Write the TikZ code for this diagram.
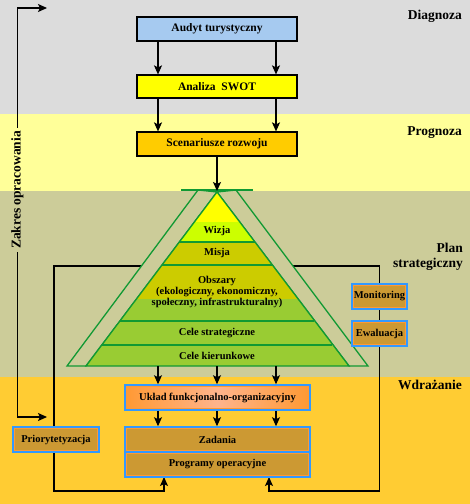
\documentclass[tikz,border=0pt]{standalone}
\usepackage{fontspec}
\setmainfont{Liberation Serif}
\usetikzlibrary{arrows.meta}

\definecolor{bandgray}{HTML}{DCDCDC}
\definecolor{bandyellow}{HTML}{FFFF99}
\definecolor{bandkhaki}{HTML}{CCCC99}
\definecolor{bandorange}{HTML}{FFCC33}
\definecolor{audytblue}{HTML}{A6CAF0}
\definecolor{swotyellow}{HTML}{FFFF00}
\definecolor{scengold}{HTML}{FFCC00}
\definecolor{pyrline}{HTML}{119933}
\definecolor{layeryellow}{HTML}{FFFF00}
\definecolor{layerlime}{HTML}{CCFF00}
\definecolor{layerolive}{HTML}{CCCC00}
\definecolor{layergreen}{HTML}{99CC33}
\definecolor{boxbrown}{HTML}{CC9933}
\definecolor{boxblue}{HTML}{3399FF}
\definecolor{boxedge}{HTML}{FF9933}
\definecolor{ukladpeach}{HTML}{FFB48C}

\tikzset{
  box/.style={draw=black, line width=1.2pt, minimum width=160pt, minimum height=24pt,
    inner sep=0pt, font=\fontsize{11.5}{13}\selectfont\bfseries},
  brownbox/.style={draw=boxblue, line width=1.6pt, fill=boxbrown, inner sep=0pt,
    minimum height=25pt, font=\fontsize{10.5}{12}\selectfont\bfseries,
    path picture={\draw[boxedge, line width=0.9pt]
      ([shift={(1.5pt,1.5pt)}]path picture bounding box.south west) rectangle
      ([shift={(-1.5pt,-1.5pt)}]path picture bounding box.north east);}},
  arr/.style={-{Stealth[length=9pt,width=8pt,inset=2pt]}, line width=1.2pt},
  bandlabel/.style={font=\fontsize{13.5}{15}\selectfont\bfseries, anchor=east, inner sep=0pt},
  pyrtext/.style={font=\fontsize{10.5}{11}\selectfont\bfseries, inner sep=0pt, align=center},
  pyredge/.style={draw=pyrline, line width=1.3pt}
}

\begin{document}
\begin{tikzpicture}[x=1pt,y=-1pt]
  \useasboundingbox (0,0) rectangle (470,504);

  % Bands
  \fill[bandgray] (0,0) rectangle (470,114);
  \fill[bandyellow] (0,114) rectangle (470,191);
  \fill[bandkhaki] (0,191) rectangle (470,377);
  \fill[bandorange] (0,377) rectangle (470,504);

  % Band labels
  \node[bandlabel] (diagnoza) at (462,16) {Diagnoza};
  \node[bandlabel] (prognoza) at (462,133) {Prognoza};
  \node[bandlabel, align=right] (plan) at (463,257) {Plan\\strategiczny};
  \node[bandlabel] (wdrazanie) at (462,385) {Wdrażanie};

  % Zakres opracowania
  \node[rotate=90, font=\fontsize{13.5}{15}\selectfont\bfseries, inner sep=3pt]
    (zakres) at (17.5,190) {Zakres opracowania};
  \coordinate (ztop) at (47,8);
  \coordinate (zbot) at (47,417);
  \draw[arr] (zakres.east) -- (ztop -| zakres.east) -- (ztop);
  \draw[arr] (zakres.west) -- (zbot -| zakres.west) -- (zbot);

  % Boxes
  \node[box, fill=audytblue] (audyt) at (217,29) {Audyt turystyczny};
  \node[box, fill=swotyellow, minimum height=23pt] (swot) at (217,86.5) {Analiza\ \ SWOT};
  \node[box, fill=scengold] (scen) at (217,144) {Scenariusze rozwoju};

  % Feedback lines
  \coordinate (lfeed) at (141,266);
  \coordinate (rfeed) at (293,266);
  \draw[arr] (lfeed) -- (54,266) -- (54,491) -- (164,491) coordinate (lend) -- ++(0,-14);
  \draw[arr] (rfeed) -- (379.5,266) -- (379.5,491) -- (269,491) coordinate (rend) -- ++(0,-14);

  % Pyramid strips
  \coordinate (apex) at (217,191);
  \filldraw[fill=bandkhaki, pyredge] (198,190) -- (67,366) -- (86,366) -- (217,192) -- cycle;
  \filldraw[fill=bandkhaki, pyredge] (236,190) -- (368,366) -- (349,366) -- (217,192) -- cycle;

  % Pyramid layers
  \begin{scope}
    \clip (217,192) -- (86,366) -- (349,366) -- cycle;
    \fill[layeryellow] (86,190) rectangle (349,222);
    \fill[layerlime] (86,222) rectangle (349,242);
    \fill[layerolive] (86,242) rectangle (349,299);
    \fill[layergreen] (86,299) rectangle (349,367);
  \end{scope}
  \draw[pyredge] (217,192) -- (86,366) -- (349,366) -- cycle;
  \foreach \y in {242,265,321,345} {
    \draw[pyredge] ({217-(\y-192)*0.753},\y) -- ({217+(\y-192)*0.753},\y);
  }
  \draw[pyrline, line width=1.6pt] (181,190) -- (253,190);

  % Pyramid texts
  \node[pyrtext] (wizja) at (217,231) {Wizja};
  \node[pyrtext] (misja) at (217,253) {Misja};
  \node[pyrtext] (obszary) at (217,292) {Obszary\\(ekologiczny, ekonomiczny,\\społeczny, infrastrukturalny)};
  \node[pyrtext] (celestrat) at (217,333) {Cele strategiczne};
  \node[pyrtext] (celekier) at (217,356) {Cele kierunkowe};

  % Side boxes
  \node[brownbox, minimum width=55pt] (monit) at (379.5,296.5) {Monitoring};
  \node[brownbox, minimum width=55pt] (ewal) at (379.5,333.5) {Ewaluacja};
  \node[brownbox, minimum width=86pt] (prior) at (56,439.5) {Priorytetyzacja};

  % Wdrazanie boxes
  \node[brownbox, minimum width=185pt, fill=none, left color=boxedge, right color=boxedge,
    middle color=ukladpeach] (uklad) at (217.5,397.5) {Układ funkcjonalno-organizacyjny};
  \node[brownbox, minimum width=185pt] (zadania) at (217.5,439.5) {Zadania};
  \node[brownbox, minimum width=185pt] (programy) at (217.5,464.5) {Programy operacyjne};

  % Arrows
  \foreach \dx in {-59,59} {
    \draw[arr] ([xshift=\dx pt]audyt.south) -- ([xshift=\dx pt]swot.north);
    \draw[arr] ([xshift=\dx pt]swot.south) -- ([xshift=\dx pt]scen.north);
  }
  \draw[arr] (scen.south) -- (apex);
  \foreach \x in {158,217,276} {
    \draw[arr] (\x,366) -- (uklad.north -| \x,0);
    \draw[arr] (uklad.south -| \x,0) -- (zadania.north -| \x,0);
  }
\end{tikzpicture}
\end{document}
══════════════════════════════
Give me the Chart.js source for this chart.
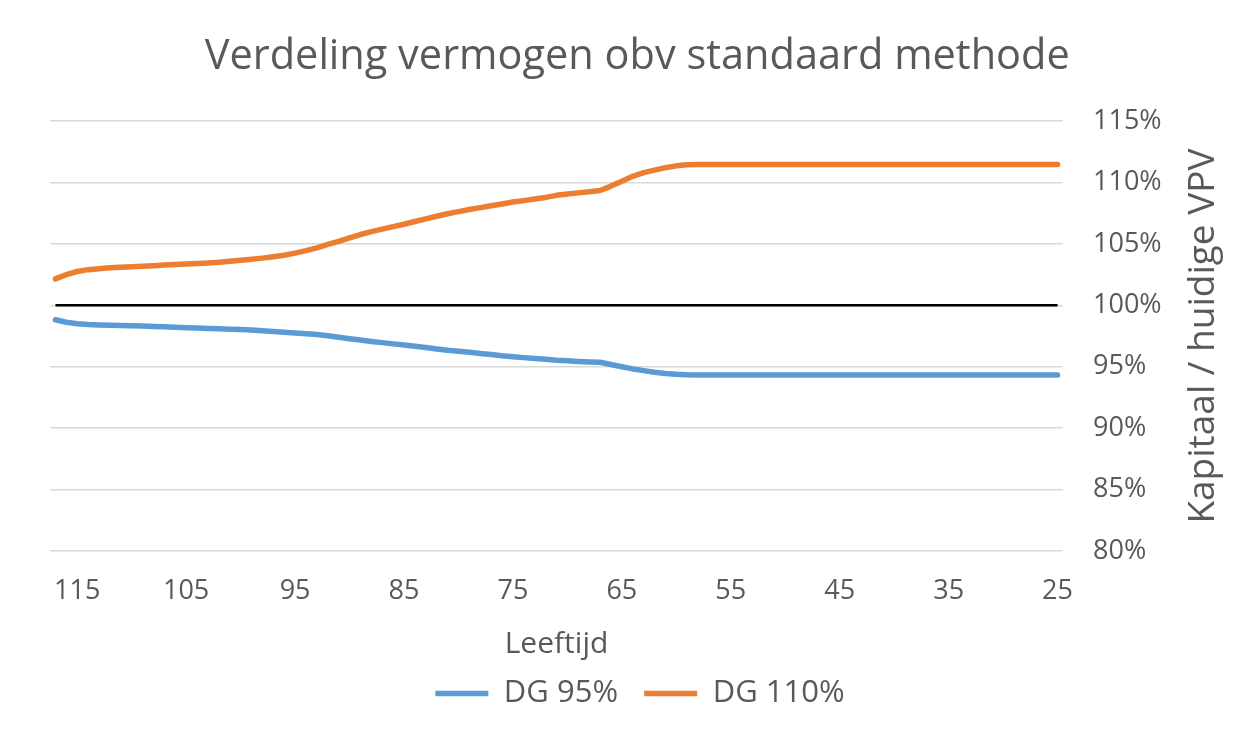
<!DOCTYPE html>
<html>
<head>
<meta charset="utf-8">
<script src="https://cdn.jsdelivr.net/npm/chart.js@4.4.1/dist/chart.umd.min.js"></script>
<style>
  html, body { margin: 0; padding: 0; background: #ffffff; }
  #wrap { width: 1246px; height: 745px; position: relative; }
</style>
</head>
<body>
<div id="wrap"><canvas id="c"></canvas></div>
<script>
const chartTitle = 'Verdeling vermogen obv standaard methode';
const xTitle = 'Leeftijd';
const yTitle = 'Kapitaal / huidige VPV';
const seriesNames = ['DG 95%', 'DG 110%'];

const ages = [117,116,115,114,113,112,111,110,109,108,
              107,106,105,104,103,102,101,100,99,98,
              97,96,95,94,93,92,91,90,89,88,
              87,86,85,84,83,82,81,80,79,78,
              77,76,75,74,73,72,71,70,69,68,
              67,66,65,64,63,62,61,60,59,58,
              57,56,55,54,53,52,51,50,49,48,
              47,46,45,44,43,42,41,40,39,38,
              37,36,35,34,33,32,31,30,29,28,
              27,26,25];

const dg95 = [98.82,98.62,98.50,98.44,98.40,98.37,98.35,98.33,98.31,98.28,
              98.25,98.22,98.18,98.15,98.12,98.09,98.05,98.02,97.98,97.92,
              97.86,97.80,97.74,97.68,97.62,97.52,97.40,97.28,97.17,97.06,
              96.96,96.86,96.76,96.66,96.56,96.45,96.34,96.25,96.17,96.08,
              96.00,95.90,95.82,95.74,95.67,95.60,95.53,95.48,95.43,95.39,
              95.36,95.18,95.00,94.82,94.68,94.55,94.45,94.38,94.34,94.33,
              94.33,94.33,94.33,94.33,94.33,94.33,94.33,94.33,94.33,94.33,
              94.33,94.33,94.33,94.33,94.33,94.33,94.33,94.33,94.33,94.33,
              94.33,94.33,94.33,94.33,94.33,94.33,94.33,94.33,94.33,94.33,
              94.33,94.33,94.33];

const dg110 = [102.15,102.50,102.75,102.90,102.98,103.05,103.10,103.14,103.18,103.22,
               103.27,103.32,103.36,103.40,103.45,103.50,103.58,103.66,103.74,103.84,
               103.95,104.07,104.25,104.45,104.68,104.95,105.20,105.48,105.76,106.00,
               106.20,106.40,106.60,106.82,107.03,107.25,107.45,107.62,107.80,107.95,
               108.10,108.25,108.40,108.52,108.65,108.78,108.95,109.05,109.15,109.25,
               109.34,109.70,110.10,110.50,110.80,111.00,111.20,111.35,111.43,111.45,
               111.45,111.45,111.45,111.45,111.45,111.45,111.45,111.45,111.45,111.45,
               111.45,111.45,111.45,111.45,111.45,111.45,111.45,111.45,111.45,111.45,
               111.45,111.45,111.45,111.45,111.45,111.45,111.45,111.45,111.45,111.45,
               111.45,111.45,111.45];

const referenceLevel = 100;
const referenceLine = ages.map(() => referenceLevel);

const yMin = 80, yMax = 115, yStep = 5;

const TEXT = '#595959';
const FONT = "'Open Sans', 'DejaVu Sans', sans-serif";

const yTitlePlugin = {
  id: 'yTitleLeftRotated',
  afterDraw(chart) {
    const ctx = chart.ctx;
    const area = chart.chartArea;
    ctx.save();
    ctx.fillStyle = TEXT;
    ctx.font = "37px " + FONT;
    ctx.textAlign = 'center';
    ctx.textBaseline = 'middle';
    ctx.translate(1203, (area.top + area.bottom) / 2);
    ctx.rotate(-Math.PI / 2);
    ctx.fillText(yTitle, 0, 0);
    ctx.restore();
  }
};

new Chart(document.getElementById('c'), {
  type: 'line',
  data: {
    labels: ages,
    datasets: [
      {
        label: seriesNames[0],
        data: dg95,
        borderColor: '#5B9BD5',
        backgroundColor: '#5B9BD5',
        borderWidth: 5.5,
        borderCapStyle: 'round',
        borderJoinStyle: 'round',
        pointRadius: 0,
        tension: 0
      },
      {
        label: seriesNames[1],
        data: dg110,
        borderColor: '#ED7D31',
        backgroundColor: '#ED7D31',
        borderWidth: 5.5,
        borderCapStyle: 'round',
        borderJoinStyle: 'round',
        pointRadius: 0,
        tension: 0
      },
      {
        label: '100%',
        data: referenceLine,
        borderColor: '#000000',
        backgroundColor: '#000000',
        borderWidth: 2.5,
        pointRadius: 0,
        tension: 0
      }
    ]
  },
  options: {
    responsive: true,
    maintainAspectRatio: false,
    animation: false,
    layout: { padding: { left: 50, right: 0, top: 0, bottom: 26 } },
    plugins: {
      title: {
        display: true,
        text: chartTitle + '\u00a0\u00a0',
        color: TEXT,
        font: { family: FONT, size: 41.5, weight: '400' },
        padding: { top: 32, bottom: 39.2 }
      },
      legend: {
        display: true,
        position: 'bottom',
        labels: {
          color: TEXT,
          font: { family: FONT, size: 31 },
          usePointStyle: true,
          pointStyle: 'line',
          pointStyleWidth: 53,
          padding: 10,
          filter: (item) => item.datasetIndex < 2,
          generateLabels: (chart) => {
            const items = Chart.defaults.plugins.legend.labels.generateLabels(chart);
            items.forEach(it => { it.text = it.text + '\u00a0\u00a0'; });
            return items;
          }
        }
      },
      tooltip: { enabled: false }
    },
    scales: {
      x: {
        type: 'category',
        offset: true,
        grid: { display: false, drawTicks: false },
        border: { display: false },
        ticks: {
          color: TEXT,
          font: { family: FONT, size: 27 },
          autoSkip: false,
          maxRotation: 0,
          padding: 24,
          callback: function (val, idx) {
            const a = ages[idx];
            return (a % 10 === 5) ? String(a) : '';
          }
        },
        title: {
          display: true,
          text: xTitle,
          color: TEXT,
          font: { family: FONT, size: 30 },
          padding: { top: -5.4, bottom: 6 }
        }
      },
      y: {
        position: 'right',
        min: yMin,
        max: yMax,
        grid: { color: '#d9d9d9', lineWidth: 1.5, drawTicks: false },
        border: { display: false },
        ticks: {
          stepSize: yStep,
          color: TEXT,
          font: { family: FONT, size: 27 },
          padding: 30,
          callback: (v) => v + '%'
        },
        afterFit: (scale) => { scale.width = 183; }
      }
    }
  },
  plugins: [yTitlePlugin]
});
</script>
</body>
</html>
══════════════════════════════
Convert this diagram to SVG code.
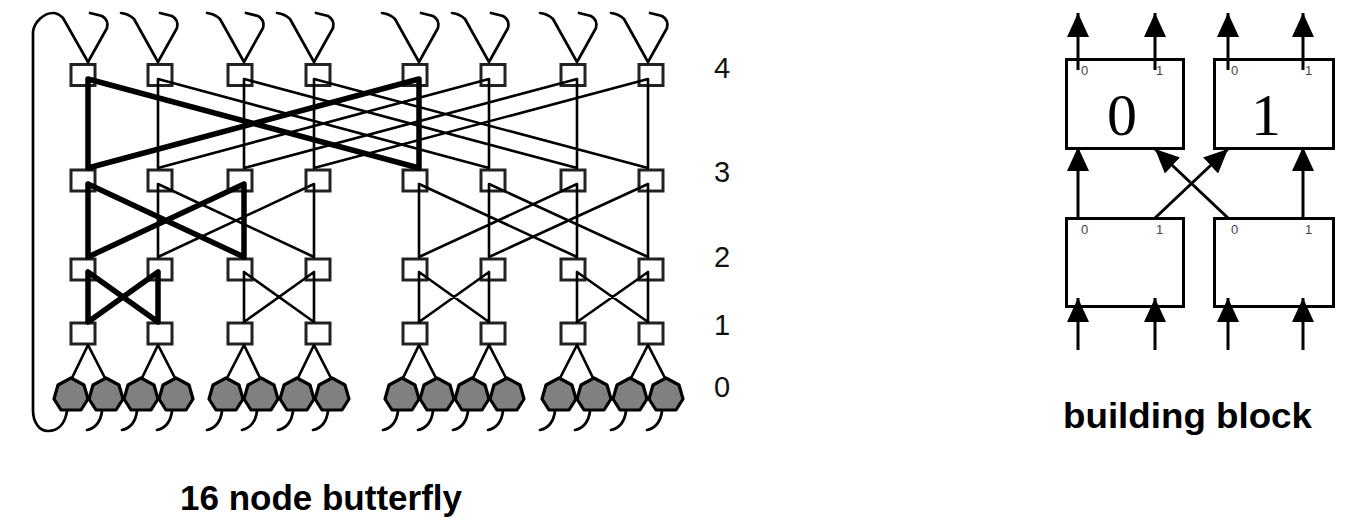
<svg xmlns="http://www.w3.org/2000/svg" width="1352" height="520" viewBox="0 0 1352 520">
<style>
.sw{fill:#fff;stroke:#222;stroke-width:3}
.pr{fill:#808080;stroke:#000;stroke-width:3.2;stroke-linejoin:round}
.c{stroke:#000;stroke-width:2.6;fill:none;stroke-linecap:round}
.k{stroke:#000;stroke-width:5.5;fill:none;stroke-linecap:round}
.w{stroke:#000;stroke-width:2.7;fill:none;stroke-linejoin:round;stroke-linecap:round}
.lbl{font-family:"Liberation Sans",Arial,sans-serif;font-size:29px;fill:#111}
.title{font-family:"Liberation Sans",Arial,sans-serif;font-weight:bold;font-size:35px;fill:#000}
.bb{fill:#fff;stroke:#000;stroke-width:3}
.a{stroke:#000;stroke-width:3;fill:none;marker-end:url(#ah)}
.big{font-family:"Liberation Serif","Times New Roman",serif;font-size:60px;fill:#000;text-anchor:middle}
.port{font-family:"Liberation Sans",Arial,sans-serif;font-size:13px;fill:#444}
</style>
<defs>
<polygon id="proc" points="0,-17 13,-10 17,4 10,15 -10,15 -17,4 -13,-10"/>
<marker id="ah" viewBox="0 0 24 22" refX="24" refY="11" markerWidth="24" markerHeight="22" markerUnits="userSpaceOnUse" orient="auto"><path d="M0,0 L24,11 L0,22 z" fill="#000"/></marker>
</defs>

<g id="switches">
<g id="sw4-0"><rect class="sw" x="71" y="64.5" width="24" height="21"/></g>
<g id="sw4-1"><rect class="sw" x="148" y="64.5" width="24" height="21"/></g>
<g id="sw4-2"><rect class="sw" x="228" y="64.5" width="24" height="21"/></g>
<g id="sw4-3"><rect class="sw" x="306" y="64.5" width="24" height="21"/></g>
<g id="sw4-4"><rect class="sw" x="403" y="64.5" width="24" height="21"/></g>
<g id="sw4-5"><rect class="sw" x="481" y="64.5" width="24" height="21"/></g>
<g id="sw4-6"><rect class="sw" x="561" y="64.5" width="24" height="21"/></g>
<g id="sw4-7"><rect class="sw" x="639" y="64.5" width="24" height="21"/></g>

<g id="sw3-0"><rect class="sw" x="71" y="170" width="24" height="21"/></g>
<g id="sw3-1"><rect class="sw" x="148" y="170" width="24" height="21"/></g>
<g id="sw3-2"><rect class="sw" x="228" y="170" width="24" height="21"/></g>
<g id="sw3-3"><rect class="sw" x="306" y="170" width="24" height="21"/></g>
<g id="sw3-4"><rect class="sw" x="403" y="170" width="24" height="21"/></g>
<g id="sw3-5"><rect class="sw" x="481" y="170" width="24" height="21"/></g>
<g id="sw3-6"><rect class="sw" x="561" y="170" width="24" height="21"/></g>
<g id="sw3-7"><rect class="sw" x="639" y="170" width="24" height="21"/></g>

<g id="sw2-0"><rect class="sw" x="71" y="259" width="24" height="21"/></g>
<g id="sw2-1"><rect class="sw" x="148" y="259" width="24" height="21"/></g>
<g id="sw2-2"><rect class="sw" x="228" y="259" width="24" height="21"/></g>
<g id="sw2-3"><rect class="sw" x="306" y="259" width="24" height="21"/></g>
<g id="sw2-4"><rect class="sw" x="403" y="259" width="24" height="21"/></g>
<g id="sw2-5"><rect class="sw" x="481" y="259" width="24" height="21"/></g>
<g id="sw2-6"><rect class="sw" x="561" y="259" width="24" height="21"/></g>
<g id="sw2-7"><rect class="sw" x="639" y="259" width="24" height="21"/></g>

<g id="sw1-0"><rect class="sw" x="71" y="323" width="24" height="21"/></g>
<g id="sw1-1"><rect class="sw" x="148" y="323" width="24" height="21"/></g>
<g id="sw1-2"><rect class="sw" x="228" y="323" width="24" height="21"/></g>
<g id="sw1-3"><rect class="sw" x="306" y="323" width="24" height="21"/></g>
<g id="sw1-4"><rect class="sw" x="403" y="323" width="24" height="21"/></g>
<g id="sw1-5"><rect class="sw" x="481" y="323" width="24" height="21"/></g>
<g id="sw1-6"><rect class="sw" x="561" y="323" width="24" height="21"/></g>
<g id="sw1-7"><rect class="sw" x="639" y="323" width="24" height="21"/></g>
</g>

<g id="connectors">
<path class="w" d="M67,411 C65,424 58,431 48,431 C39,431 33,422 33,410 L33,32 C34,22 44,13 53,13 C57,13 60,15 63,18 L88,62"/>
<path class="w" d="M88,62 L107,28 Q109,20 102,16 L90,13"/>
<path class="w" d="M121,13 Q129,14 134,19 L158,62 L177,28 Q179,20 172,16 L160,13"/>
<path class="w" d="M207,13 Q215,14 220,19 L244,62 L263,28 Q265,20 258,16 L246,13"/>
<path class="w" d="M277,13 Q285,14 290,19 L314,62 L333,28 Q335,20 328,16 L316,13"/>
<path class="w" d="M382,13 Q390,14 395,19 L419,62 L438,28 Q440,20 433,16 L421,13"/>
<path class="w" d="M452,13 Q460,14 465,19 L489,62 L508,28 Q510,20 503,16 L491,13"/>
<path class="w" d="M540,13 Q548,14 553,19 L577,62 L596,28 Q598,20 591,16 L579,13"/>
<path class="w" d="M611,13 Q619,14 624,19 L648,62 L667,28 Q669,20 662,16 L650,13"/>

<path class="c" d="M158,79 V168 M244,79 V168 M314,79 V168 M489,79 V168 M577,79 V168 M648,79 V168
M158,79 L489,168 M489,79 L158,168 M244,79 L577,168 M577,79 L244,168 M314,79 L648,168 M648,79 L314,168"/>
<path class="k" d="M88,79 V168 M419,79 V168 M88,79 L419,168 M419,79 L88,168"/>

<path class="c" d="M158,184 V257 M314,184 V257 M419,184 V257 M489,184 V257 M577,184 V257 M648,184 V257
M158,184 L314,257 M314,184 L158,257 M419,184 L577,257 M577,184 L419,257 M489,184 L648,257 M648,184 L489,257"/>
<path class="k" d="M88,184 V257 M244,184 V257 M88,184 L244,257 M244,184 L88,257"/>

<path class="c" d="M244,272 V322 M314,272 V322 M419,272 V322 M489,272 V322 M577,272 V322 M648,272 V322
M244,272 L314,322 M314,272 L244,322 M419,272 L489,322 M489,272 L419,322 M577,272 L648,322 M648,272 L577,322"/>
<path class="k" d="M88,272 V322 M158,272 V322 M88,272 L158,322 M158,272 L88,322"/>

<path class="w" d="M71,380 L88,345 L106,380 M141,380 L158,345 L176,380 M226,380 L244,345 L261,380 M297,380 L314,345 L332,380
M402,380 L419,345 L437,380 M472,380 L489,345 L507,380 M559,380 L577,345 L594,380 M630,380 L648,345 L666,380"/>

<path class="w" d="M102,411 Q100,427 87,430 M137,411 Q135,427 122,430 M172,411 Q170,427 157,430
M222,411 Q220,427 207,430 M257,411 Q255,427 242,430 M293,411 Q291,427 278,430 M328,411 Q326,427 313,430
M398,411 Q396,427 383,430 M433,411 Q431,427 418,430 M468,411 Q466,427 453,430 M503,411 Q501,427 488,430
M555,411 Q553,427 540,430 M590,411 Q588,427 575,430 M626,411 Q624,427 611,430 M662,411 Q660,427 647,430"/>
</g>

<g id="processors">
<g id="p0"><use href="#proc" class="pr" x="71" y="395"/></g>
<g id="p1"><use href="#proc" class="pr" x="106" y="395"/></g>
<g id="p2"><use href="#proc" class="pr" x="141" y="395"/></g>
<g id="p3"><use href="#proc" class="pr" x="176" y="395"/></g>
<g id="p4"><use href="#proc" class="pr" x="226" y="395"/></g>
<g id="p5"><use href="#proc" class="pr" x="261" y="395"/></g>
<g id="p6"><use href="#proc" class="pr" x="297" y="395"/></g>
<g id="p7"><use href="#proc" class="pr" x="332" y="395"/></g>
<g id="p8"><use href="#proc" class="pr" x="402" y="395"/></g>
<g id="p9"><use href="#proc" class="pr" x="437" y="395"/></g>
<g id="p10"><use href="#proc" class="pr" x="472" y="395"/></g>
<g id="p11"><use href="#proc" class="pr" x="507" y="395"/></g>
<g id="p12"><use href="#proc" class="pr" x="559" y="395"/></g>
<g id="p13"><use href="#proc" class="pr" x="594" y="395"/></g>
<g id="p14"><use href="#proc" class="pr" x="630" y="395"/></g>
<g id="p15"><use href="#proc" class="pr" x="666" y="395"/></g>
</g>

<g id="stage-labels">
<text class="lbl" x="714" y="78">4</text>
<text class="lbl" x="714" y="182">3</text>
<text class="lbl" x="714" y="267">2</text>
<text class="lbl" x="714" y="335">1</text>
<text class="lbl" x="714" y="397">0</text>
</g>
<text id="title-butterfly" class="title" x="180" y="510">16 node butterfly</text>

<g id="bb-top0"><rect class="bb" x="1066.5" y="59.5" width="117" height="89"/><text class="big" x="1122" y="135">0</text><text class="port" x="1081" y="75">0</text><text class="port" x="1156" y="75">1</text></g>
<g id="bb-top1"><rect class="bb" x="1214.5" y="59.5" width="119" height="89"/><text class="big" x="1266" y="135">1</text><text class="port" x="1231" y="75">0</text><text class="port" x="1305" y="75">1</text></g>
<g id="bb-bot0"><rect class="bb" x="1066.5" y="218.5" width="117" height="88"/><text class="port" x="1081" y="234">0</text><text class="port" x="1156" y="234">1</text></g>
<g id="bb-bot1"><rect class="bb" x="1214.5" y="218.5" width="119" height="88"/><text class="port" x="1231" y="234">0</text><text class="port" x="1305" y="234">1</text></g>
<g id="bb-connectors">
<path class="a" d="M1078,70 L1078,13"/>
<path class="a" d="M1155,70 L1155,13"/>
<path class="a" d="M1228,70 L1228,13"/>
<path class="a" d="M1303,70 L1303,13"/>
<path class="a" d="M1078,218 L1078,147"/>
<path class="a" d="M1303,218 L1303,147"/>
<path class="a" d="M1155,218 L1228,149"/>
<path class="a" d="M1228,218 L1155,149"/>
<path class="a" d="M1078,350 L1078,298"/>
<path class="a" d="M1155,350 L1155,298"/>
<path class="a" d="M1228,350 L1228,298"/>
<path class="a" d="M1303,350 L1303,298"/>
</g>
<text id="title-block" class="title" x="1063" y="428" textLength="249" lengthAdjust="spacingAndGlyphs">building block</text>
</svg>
══════════════════════════════
Work required =
Working from the entries above, reproduce exactly and only the lines beginning with the line that has "Give me the Chart.js source for this chart." and ending with the line that has "const seriesNames = ['DG 95%', 'DG 110%'];"; omit all pictures.

Exercise solution =
Give me the Chart.js source for this chart.
<!DOCTYPE html>
<html>
<head>
<meta charset="utf-8">
<script src="https://cdn.jsdelivr.net/npm/chart.js@4.4.1/dist/chart.umd.min.js"></script>
<style>
  html, body { margin: 0; padding: 0; background: #ffffff; }
  #wrap { width: 1246px; height: 745px; position: relative; }
</style>
</head>
<body>
<div id="wrap"><canvas id="c"></canvas></div>
<script>
const chartTitle = 'Verdeling vermogen obv standaard methode';
const xTitle = 'Leeftijd';
const yTitle = 'Kapitaal / huidige VPV';
const seriesNames = ['DG 95%', 'DG 110%'];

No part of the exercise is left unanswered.